In this case, the plaintiffs leased their property, received bonus payments
for those leases, and ultimately received royalties held in suspense during
pendency of this 10-year dispute with the State. See majority opinion, ¶¶ 29-
30. The State signed leases and received bonus payments under nearly the
same terms as the plaintiffs. Therefore, under the measure of damages
described in Central Pines, the plaintiffs have no recoverable damages for these
items. The plaintiffs leased their minerals in 2010. It was not until after 10
years of litigation, and the 2020 rejection of the State’s claims in Wilkinson II,
that the plaintiffs finally received their royalty payments that were suspended
under N.D.C.C. § 47-16-39.1(1).
The 10-year delay in the plaintiffs receiving their royalty payments was
directly due to the State’s claims and conduct. Without the State’s claims and
conduct, the plaintiffs would have received their royalty payments starting in
2010. A State’s interference with or control over receipt and disposition of
money generally, and interest in particular, can be a taking. See Phillips v.
Washington Legal Foundation, 524 U.S. 156, 169-170 (1998) (involving dispute
over control of interest on lawyer trust accounts and whether diversion from
owner constituted taking); Hodel v. Irving, 481 U.S. 704, 715 (1987) (noting
“the right to pass on” property “is itself a valuable right”).
In this case, the State originally was faced with unresolved title
questions about lands under and adjacent to the historic Missouri River. The
State was entitled to pursue its title claims to that disputed property, just as
the plaintiffs were entitled to pursue their interests in the property. These
competing title claims have led to this litigation, which again both parties are
entitled to pursue absent “something more.”
The plaintiffs argue “something more” exists in this case and included a
near 10-year suspension of their royalties. However, suspension of the royalties
was lawful under N.D.C.C. § 47-16-39.1(1) due to the title dispute, which of
24
course was the subject of this protracted litigation. In turn, the litigation was
a proper means for the parties to resolve their competing title claims, so that
lawful suspension of royalties by itself should not be viewed as the additional
State action necessary to turn a title dispute into a taking.
The plaintiffs further contend the State did “something more” when it
leased portions of the disputed property that already had been leased by the
plaintiffs. I agree with the majority, “the plaintiffs fail to demonstrate the
State’s leases interfered with any of their property rights.” Majority opinion,
¶ 37. As a result, and under the facts of this case, “[a]t no point in time has the
State prevented or hindered the plaintiffs’ ability to exercise the primary
incident of mineral ownership, issuing oil and gas leases, which they have done
throughout the years.” Id. at ¶ 42.
Finally, the State leased the disputed property consistent with the 2010
Phase I study of the Ordinary High Water Mark (OHWM).
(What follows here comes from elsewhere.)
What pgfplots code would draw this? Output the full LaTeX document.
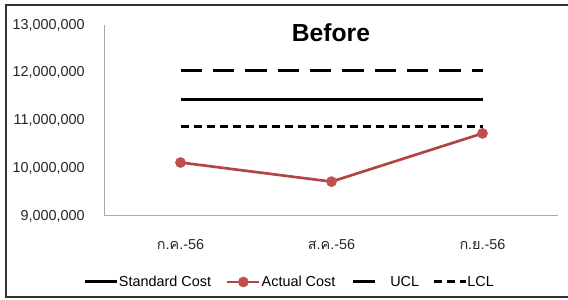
\documentclass[border=0pt]{standalone}
\usepackage{pgfplots}
\pgfplotsset{compat=1.18}
\usepackage{fontspec}
\setmainfont{Liberation Sans}
\newfontfamily\thaifont[Script=Thai]{Loma}
\definecolor{actline}{RGB}{180,68,65}
\definecolor{actmark}{RGB}{192,80,77}
\definecolor{axgray}{RGB}{170,170,170}
\begin{document}
\begin{tikzpicture}[x=0.75pt,y=0.75pt]
\path[use as bounding box] (0,0) rectangle (568,300);
\draw[black!80, line width=1.5pt] (568,295) -- (6,295) -- (6,2.5) -- (568,2.5);
\begin{axis}[
  at={(78.75pt,63pt)}, anchor=south west,
  scale only axis, width=339.75pt, height=143.25pt,
  xmin=-0.5, xmax=2.5, ymin=9000000, ymax=13000000,
  axis x line=bottom, axis y line=left,
  axis line style={axgray, line width=0.75pt, -},
  major tick length=0pt,
  xtick={0,1,2},
  xticklabels={{\thaifont ก.ค.}-56,{\thaifont ส.ค.}-56,{\thaifont ก.ย.}-56},
  ytick={9000000,10000000,11000000,12000000,13000000},
  scaled y ticks=false,
  /pgf/number format/assume math mode=true,
  yticklabel style={/pgf/number format/fixed, /pgf/number format/1000 sep={,}, anchor=east, inner sep=0pt, xshift=-15pt},
  xticklabel style={anchor=center, yshift=-21.75pt},
  tick label style={font=\fontsize{10.8}{13}\selectfont, text=black!85},
  clip=false,
  legend columns=4,
  legend style={draw=none, fill=none, inner sep=0pt, outer sep=0pt,
    at={(-0.0464,-0.3455)}, anchor=west,
    font=\fontsize{10.8}{13}\selectfont,
    nodes={inner sep=0pt},
    /tikz/column 1/.style={column sep=0pt},
    /tikz/column 2/.style={column sep=11.25pt},
    /tikz/column 3/.style={column sep=0.75pt},
    /tikz/column 4/.style={column sep=12.5pt},
    /tikz/column 5/.style={column sep=2.5pt},
    /tikz/column 6/.style={column sep=10pt},
    /tikz/column 7/.style={column sep=0pt}},
  legend image code/.code={\draw[mark repeat=2,mark phase=2,#1] plot coordinates {(0pt,0pt) (12pt,0pt) (24pt,0pt)};},
]
\addplot[black, line width=2.25pt, no markers] coordinates {(0,11440000) (1,11440000) (2,11440000)};
\addlegendentry{Standard Cost}
\addplot[actline, line width=2pt, mark=*, mark size=3.75pt, mark options={fill=actmark, draw=actmark, line width=0.5pt}] coordinates {(0,10120000) (1,9720000) (2,10730000)};
\addlegendentry{Actual Cost}
\addplot[black, line width=2.25pt, no markers, dash pattern=on 16pt off 8.25pt] coordinates {(0,12040000) (1,12040000) (2,12040000)};
\addlegendentry{UCL}
\addplot[black, line width=2.25pt, no markers, dash pattern=on 6pt off 3.75pt] coordinates {(0,10870000) (1,10870000) (2,10870000)};
\addlegendentry{LCL}
\end{axis}
\node[anchor=base, font=\bfseries\fontsize{18.5}{22}\selectfont] at (331,258.3) {Before};
\end{tikzpicture}
\end{document}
The OHWM
changed under the later Phase II study and under enactment of Chapter 61-
33.1, N.D.C.C., and the State modified its title claim accordingly. While the
State’s leasing and initial claim of title can be viewed in retrospect as over-
inclusive, under the process used to establish the currently-recognized OHWM,
I agree with the majority that the required “something more” does not exist,
and that no temporary taking of the plaintiffs’ property occurred.